Print the data that follows exactly.

___ Given information

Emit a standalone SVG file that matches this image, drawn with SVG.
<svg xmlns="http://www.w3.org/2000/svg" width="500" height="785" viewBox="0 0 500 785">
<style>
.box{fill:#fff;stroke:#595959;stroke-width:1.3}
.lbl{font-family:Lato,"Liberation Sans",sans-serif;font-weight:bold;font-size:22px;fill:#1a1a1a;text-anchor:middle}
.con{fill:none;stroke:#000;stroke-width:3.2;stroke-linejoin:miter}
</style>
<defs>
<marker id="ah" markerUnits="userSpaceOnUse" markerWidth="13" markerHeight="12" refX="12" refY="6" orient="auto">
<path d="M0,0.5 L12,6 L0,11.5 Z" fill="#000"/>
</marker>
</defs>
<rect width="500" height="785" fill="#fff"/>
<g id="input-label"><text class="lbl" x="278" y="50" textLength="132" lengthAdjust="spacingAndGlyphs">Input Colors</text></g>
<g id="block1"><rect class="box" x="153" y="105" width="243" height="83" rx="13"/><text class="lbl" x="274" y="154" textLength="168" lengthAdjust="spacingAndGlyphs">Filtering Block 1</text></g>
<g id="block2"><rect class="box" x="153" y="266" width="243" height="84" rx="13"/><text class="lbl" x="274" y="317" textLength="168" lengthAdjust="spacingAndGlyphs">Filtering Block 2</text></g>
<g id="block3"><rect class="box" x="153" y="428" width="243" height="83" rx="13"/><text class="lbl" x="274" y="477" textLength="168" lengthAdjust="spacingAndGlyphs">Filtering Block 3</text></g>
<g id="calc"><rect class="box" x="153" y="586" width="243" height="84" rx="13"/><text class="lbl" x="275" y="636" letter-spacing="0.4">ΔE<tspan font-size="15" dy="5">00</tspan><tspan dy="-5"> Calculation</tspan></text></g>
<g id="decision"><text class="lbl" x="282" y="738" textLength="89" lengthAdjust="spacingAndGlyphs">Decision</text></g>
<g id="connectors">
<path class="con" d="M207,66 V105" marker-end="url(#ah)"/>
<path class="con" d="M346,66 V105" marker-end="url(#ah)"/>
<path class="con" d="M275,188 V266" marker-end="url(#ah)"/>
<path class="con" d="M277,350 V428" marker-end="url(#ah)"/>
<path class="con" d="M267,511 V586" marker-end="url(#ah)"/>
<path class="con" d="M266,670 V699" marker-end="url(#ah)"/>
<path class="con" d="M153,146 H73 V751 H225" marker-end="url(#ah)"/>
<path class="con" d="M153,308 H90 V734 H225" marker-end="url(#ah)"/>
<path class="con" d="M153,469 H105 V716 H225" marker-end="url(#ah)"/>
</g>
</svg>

______

Exercise output →
Emit a standalone SVG file that matches this image, drawn with SVG.
<svg xmlns="http://www.w3.org/2000/svg" width="500" height="785" viewBox="0 0 500 785">
<style>
.box{fill:#fff;stroke:#595959;stroke-width:1.3}
.lbl{font-family:Lato,"Liberation Sans",sans-serif;font-weight:bold;font-size:22px;fill:#1a1a1a;text-anchor:middle}
.con{fill:none;stroke:#000;stroke-width:3.2;stroke-linejoin:miter}
</style>
<defs>
<marker id="ah" markerUnits="userSpaceOnUse" markerWidth="13" markerHeight="12" refX="12" refY="6" orient="auto">
<path d="M0,0.5 L12,6 L0,11.5 Z" fill="#000"/>
</marker>
</defs>
<rect width="500" height="785" fill="#fff"/>
<g id="input-label"><text class="lbl" x="278" y="50" textLength="132" lengthAdjust="spacingAndGlyphs">Input Colors</text></g>
<g id="block1"><rect class="box" x="153" y="105" width="243" height="83" rx="13"/><text class="lbl" x="274" y="154" textLength="168" lengthAdjust="spacingAndGlyphs">Filtering Block 1</text></g>
<g id="block2"><rect class="box" x="153" y="266" width="243" height="84" rx="13"/><text class="lbl" x="274" y="317" textLength="168" lengthAdjust="spacingAndGlyphs">Filtering Block 2</text></g>
<g id="block3"><rect class="box" x="153" y="428" width="243" height="83" rx="13"/><text class="lbl" x="274" y="477" textLength="168" lengthAdjust="spacingAndGlyphs">Filtering Block 3</text></g>
<g id="calc"><rect class="box" x="153" y="586" width="243" height="84" rx="13"/><text class="lbl" x="275" y="636" letter-spacing="0.4">ΔE<tspan font-size="15" dy="5">00</tspan><tspan dy="-5"> Calculation</tspan></text></g>
<g id="decision"><text class="lbl" x="282" y="738" textLength="89" lengthAdjust="spacingAndGlyphs">Decision</text></g>
<g id="connectors">
<path class="con" d="M207,66 V105" marker-end="url(#ah)"/>
<path class="con" d="M346,66 V105" marker-end="url(#ah)"/>
<path class="con" d="M275,188 V266" marker-end="url(#ah)"/>
<path class="con" d="M277,350 V428" marker-end="url(#ah)"/>
<path class="con" d="M267,511 V586" marker-end="url(#ah)"/>
<path class="con" d="M266,670 V699" marker-end="url(#ah)"/>
<path class="con" d="M153,146 H73 V751 H225" marker-end="url(#ah)"/>
<path class="con" d="M153,308 H90 V734 H225" marker-end="url(#ah)"/>
<path class="con" d="M153,469 H105 V716 H225" marker-end="url(#ah)"/>
</g>
</svg>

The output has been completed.